→ Problem details
Where a line of the material contains the string "this", copy that line.

→ Data for the task
>> begin
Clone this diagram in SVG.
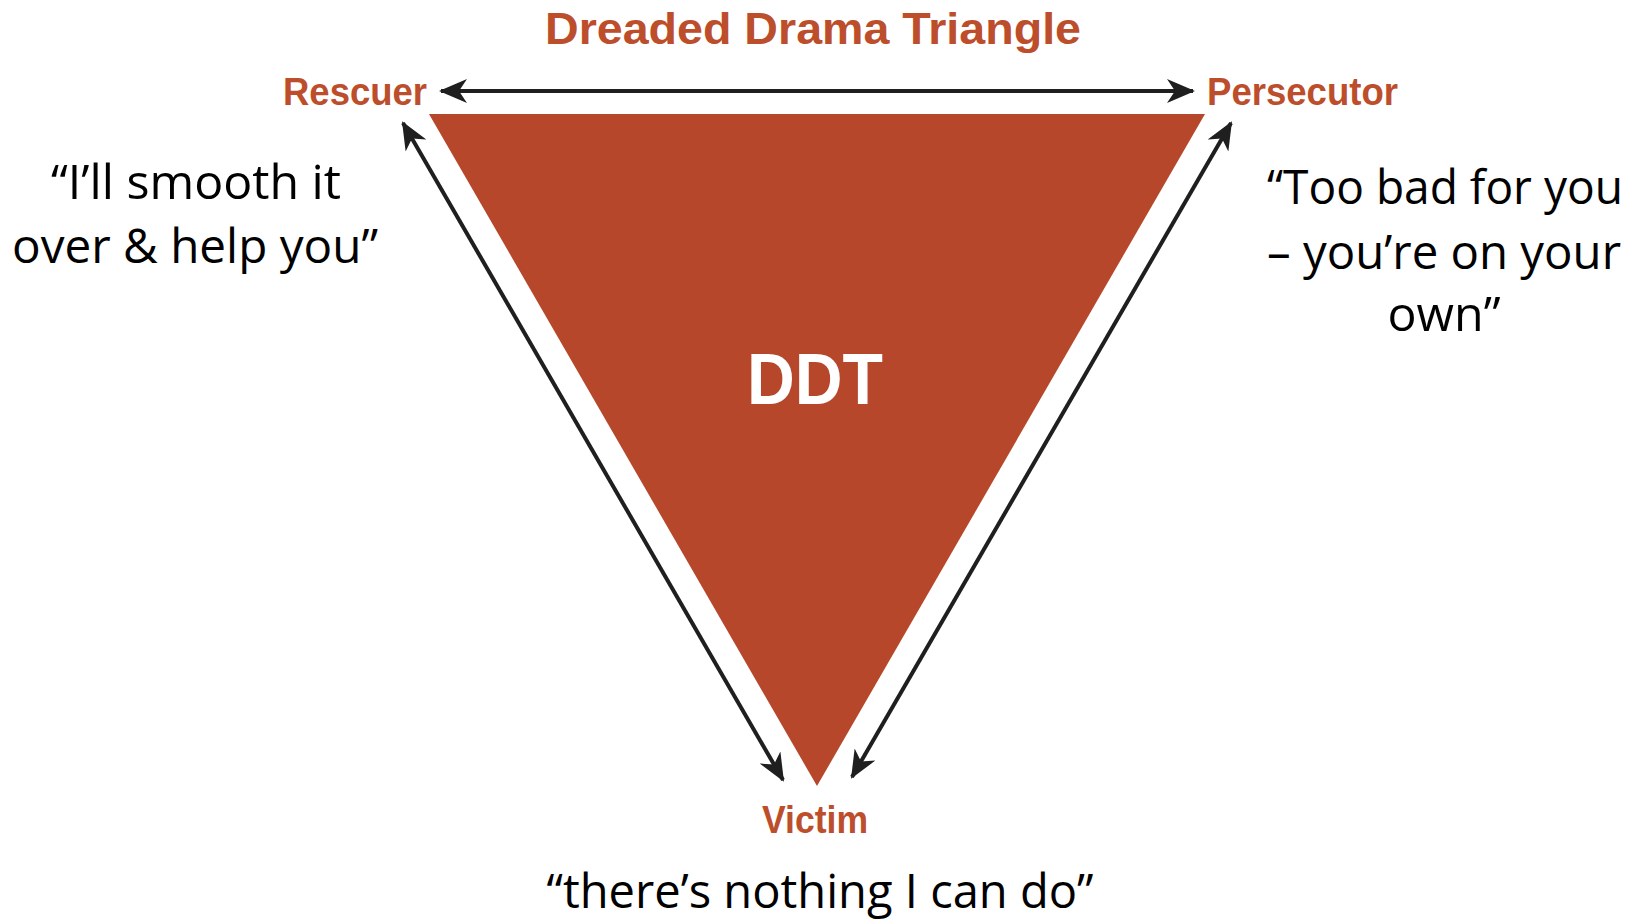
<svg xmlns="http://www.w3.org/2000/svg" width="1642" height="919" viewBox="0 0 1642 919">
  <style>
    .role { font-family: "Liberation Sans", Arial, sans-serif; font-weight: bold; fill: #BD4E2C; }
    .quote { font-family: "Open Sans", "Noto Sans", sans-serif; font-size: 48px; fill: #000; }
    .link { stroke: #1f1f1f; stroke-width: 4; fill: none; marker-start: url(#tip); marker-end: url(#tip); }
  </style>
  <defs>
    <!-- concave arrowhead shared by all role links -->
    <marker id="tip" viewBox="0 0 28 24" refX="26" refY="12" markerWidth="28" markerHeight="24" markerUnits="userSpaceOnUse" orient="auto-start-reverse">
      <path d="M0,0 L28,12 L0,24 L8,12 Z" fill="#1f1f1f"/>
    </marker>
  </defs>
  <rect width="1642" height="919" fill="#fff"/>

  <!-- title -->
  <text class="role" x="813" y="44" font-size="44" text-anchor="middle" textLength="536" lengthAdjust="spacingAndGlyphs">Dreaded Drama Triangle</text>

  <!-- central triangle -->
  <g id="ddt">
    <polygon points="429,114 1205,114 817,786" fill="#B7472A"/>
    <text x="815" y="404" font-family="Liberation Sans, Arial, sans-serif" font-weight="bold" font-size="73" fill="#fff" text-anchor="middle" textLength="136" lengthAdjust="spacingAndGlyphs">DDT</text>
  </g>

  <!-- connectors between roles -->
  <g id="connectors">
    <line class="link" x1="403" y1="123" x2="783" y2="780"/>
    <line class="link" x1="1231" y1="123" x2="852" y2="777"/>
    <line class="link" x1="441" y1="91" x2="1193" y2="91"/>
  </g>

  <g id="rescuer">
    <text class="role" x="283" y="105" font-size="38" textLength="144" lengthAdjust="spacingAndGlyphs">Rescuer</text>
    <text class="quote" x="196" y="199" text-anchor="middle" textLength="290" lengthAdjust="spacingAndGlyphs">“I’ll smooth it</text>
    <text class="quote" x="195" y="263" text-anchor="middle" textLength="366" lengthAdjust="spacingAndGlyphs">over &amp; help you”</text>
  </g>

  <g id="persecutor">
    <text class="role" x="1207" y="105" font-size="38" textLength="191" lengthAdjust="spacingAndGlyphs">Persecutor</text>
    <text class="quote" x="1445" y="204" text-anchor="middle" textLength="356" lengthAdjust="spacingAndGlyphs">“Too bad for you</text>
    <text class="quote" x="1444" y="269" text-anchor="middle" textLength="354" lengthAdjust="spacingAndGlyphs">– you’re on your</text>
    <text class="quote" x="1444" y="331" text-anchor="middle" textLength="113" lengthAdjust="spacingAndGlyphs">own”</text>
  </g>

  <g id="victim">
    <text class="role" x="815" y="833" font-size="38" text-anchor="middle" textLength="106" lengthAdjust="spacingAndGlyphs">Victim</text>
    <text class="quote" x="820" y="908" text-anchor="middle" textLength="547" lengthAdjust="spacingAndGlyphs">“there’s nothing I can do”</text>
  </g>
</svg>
>> end
>> begin
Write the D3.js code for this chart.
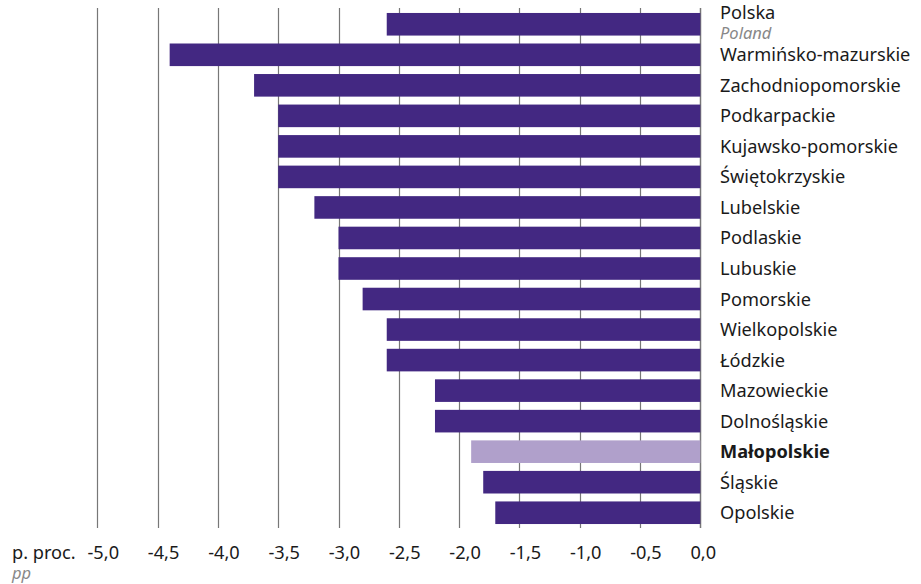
>> end
→ Output of the exercise
Clone this diagram in SVG.
Write the D3.js code for this chart.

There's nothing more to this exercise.